Published daily by the Lowy Institute

Pence on China: reviving a neoconservative dream

What amounts to bringing about the “end of history” by repetition has been a persistent temptation for neocons.

US Vice President Mike Pence greets attendees after speaking at the Hudson Institute in Washington (Photo: Joshua Roberts via Getty)
US Vice President Mike Pence greets attendees after speaking at the Hudson Institute in Washington (Photo: Joshua Roberts via Getty)

Ever wondered who is now the culprit for many of the woes of the United States? Then look no further than a major speech delivered by US Vice President Mike Pence last week.

Given just days after the “leaked” photos showing close encounters between US and Chinese destroyers in the South China Sea as well as amidst an escalating trade war between Washington and Beijing, Pence’s speech points fingers squarely at China. Among other things, he accused Beijing of economic and military aggression against the US, political meddling in America’s democracy, debt-trap diplomacy targeting almost every corner of the globe, and intensified religious crackdowns at home.

This is arguably the most exhaustive – and certainly most “up-to-date” – denunciation of China from a top American leader since Beijing and Washington established diplomatic relations nearly four decades ago.

Pence managed to squeeze almost all the bits and pieces of the ‘China threat’ narrative into one single speech.

Yet despite this, Pence’s speech should come as no surprise to people who have been closely reading the changing mood of American discourse on China over the past few years. Until a decade ago, US discourses of China’s rise had always tended to oscillate between “China threat” and “China opportunity”, most of the time with the two mixed together in one way or another. But in the past decade and particularly since Xi Jinping’s presidency, the China narrative pendulum has slowly but surely swung towards the more “negative” paradigm, that is, China as a rising threat.

What is remarkable is that Pence managed to squeeze almost all the bits and pieces of the “China threat” narrative into one single speech.

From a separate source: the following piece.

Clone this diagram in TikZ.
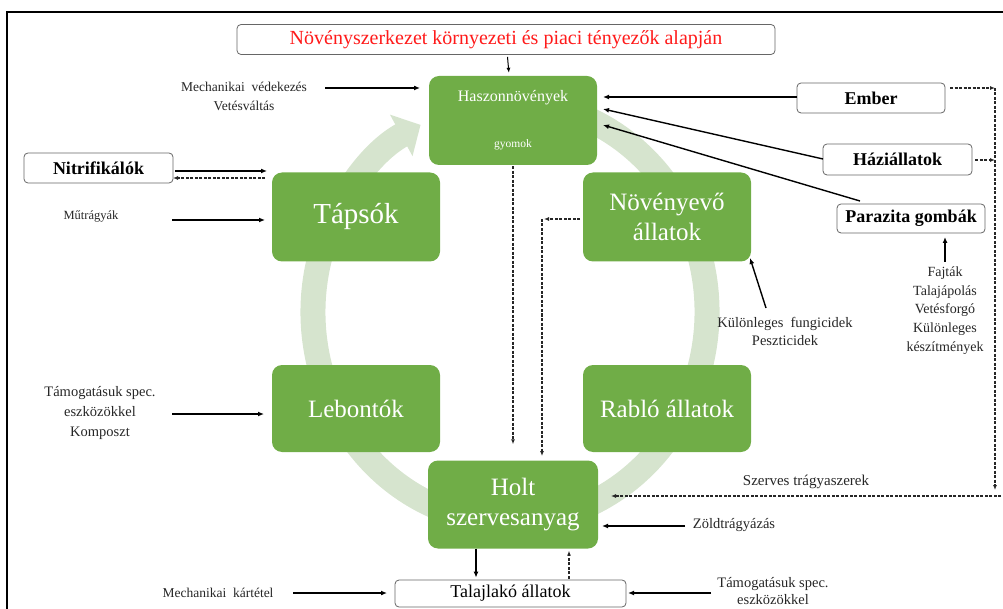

So what do we make of it? For one thing, this speech outlines a clearer and more comprehensive China policy for the Trump administration, which so far has been seen as largely one-dimensional and trade-oriented. This new China policy is also characterised by increased assertiveness from Washington. To use Pence’s words: “We will not be intimidated; we will not stand down,” a refrain repeated several times throughout the speech.

More importantly, this comprehensive and assertive turn in China policy is likely to go down well on both sides of US politics. And for this reason alone, the speech needs to be taken seriously.

Even as some commentators fault it for lacking a well-articulated competitive strategy against the threat, most in the US do not question the accuracy of Pence’s accusations, which, after all, have been rehearsed through years of extensive Western media and academic coverage of China’s various sins. In fact, Pence’s attacks on China play into a mounting sense of frustration with China’s inability and unwillingness to fulfil American hope that:

freedom in China would expand in all forms – not just economically, but politically, with a newfound respect for classical liberal principles, private property, religious freedom, and the entire family of human rights.

Indeed, much to America’s horror, instead of reforming its own political system to America’s liking, Beijing, as Pence alleges, now seems to seek “regime change” of sorts in the US by “wanting a different American president”.

All this has the hallmark of the latest episode of a long love-hate drama in US-China history, which, according to the dominant American narrative, is one of a promising but ultimately ungrateful China biting “the hands that had fed and nurtured them, repaying a century of American benevolence with hatred and enmity, causing deep parental sorrow, arousing righteous anger and meriting just punishment”. If this quote ­– originally describing American bitterness at the “loss of China” following the Communist victory – sounds eerily familiar, then US-China relations may be entering another period of what I have called “international politics of disillusionment”.

This time, however, China is no longer the “inconsequential enemy” as it apparently was back in 1948. Yet to many neoconservatives, that is precisely why this policy change is welcome or indeed overdue: it will at last steer US foreign and security policy towards their familiar territory, revitalising US military strength and moral clarity against a worthy great power enemy, a new “Evil Empire” of sorts.

They fondly remember how well that battle ended for the US last time around, so over the years there has been a persistent temptation on the part of the neocons to try it out on China, bringing about the “end of history” through a repetition of it, as it were.

Though perhaps still early days, they might, just might, have gotten what they had wanted from Washington. This is what is most concerning about the Pence speech.